**** DATA SEGMENT ****

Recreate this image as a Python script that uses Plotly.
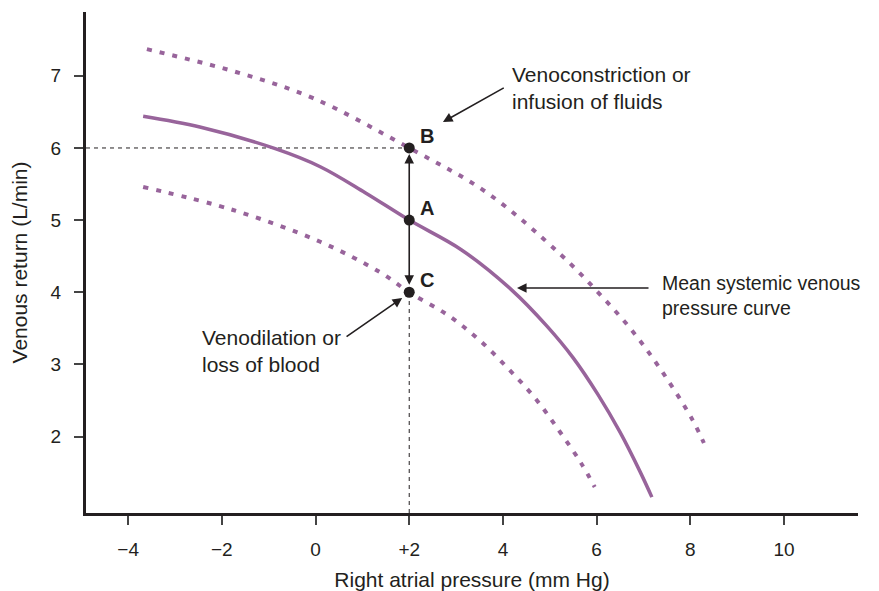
import plotly.graph_objects as go

# --- Curves (right atrial pressure, venous return) ---
normal_x = [-3.68, -2.47, -0.86, 0.10, 1.06, 2.0, 3.11, 4.19, 4.94, 5.50, 6.03, 6.50, 6.93, 7.18]
normal_y = [6.44, 6.29, 5.99, 5.74, 5.38, 5.0, 4.59, 4.03, 3.53, 3.09, 2.58, 2.06, 1.51, 1.16]

high_x = [-3.6, -1.68, -0.05, 2.0, 3.66, 5.22, 6.03, 6.78, 7.44, 8.04, 8.29]
high_y = [7.37, 7.05, 6.69, 6.0, 5.38, 4.53, 4.0, 3.45, 2.86, 2.24, 1.91]

low_x = [-3.68, -1.76, 0.10, 1.37, 2.0, 2.83, 3.51, 4.13, 4.69, 5.2, 5.67, 5.96]
low_y = [5.46, 5.14, 4.70, 4.28, 4.0, 3.68, 3.33, 2.93, 2.53, 2.08, 1.63, 1.30]

# --- Operating points ---
point_labels = ["B", "A", "C"]
point_x = [2.0, 2.0, 2.0]
point_y = [6.0, 5.0, 4.0]

# --- Axes ---
x_tickvals = [-4, -2, 0, 2, 4, 6, 8, 10]
x_ticktext = ["\u22124", "\u22122", "0", "+2", "4", "6", "8", "10"]
y_tickvals = [2, 3, 4, 5, 6, 7]
x_range = [-4.9, 11.58]
y_range = [0.94, 7.885]

PURPLE = "#98649b"
INK = "#231f20"
FONT = "Liberation Sans, Arial, Helvetica, sans-serif"

fig = go.Figure()

# dashed guide lines to B and C
fig.add_trace(go.Scatter(
    x=[x_range[0], point_x[0]], y=[point_y[0], point_y[0]],
    mode="lines", line=dict(color=INK, width=1, dash="4px,4px"),
    hoverinfo="skip"
))
fig.add_trace(go.Scatter(
    x=[point_x[2], point_x[2]], y=[y_range[0], point_y[2]],
    mode="lines", line=dict(color=INK, width=1, dash="4px,4px"),
    hoverinfo="skip"
))

# curves
fig.add_trace(go.Scatter(
    x=high_x, y=high_y, mode="lines", line_shape="spline",
    line=dict(color=PURPLE, width=4, dash="5px,8px")
))
fig.add_trace(go.Scatter(
    x=low_x, y=low_y, mode="lines", line_shape="spline",
    line=dict(color=PURPLE, width=4, dash="5px,8px")
))
fig.add_trace(go.Scatter(
    x=normal_x, y=normal_y, mode="lines", line_shape="spline",
    line=dict(color=PURPLE, width=3.5)
))

# points
fig.add_trace(go.Scatter(
    x=point_x, y=point_y, mode="markers",
    marker=dict(color=INK, size=11)
))

# letters next to points
for lab, px, py in zip(point_labels, point_x, point_y):
    fig.add_annotation(
        x=px, y=py, text="<b>" + lab + "</b>", showarrow=False,
        xshift=18, yshift=12, font=dict(size=20, color=INK, family=FONT)
    )

# double headed arrow between C and B
fig.add_annotation(
    x=point_x[0], y=point_y[0], ax=point_x[2], ay=point_y[2],
    xref="x", yref="y", axref="x", ayref="y",
    text="", showarrow=True, arrowside="end+start",
    arrowhead=2, startarrowhead=2, arrowsize=1.2, startarrowsize=1.2,
    arrowwidth=1.6, arrowcolor=INK, standoff=6, startstandoff=6
)

# pointer arrows
arrows = [
    (2.72, 6.36, 4.05, 6.845),
    (1.85, 3.92, 0.63, 3.37),
    (4.30, 4.06, 7.14, 4.06),
]
for x, y, ax, ay in arrows:
    fig.add_annotation(
        x=x, y=y, ax=ax, ay=ay, xref="x", yref="y", axref="x", ayref="y",
        text="", showarrow=True, arrowhead=2, arrowsize=1.2,
        arrowwidth=1.6, arrowcolor=INK
    )

# captions
captions = [
    (4.15, 6.83, "Venoconstriction or<br>infusion of fluids", 21),
    (-2.47, 3.19, "Venodilation or<br>loss of blood", 21),
    (7.35, 3.96, "Mean systemic venous<br>pressure curve", 19.5),
]
for x, y, txt, size in captions:
    fig.add_annotation(
        x=x, y=y, text=txt, showarrow=False, xanchor="left", yanchor="middle",
        align="left", font=dict(size=size, color=INK, family=FONT)
    )

# the page body adds an 8px margin, so the figure is sized to fit the window
fig.update_layout(
    width=871, height=583,
    showlegend=False,
    plot_bgcolor="white",
    paper_bgcolor="white",
    font=dict(family=FONT, size=19, color=INK),
    margin=dict(l=78, r=21, t=4, b=78),
    xaxis=dict(
        range=x_range, tickvals=x_tickvals, ticktext=x_ticktext,
        showgrid=False, zeroline=False,
        showline=True, linewidth=3, linecolor=INK,
        ticks="outside", ticklen=9, tickwidth=1.5, tickcolor="#444",
        ticklabelstandoff=8,
        title=dict(text="Right atrial pressure (mm Hg)", font=dict(size=21), standoff=14),
    ),
    yaxis=dict(
        range=y_range, tickvals=y_tickvals,
        showgrid=False, zeroline=False,
        showline=True, linewidth=3, linecolor=INK,
        ticks="outside", ticklen=9, tickwidth=1.5, tickcolor="#444",
        ticklabelstandoff=9,
        title=dict(text="Venous return (L/min)", font=dict(size=21), standoff=18),
    ),
)

fig.write_html("out.html")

****

Restate only the lines running from the start of the material above through the line containing "import plotly.graph_objects as go", ends included. No pictures.

Recreate this image as a Python script that uses Plotly.
import plotly.graph_objects as go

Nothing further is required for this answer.